Nos asomamos a la ciudad, al valle que era la Baixa, a los tejados de Alfama, a los pequeños jardines interiores de las casas con un especial encanto, como pequeños pulmones, al estuario del Tajo, a los lugares recorridos y por recorrer. La gente estaba sentada en una terraza sin demasiado interés por continuar la visita. Les imitamos y nos tomamos un refresco. Nos entretuvimos observando los avances de los pavos reales.



El jardín romántico aprovechaba el frescor de la sombra de los árboles. En la zona estaban desperdigados con cierto orden diversos restos que quizá fueran el producto del terremoto de 1755, que dañó seriamente el conjunto. Desde la incorporación de Portugal a España, en tiempos de Felipe II, y hasta el inicio del siglo XX, el uso militar fue el preponderante.

El castillo de los árabes del siglo XI fue adaptado tras la conquista de la ciudad en 1147 y se convirtió en el palacio real, lugar de recepciones de personajes ilustres y entronizaciones. Pasamos ante la estatua de Manuel I y penetramos en el museo que acogía las piezas de la colección permanente, bien organizadas y con interesantes paneles explicativos. De esa forma se podía averiguar cuál había sido el aspecto del castillo en su época de máximo esplendor, cómo era la vida en su interior, por los objetos recopilados.



El castillo propiamente dicho lo marcaban las altas torres y el foso. A la derecha, la del Homenaje, donde se alzaba el estandarte; a la izquierda, la de Palacio, por estar más cerca del antiguo palacio real; y al centro, la del archivo o el Tombo, el tesoro.

Subimos a los muros y recorrimos todo el perímetro que era accesible. Al interior, los patios; al exterior, el desnivel de la colina y la ciudad. La torre que bajaba por la cuesta era la de San Lorenzo, con acceso a un pozo y con posibilidad de comunicación rápida con el exterior en caso de cerco. Un océano de tejados marrones descendía y se prolongaba.

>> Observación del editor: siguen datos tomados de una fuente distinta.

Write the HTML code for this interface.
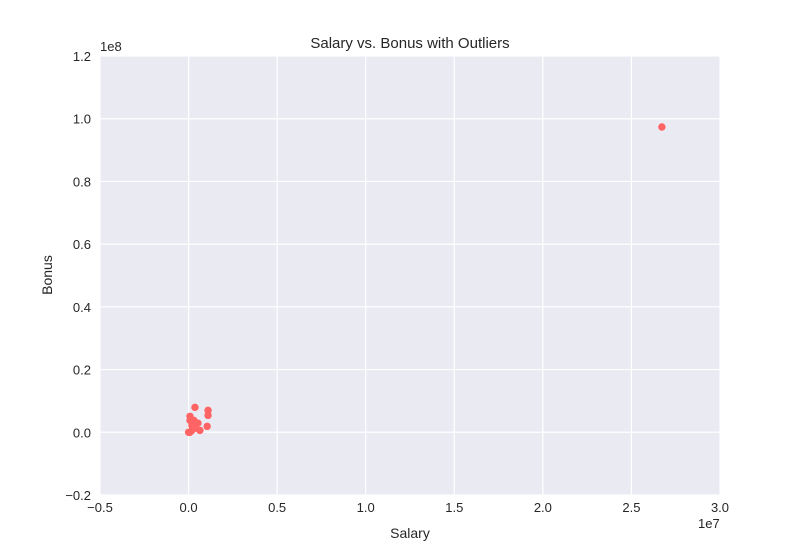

Más lejos, el Chiado, Alta, otros barrios.

En la zona más alejada habían descubierto los restos de la Edad del Hierro, del siglo VII a.C., el barrio islámico, para las élites gobernantes, y lo que quedaba del palacio de los Condes de Santiago.


Rehicimos nuestro camino y salimos del recinto. Nos metimos por las callejuelas llenas de sabor. Era la freguesía de Santa María Maior. Llegamos hasta la iglesia pegada a los muros del castillo.

Repusimos fuerzas en un local que era un antiguo vagón de tranvía, con fotos antiguas de este medio de transporte tan popular en la ciudad. Era un remedio a nuestro apetito y a nuestra sed por la gran sudada que habíamos sufrido.

Empezamos a bajar y lo hicimos por donde antes no habíamos transitado. Las escaleras nos devolvían a rincones menos contaminados. Los graffities expresaban el espíritu de los habitantes. Cuanto más abajo, más estilosas eran las construcciones. Observamos los detalles de puertas, ventanas y balcones: arte popular en estado puro.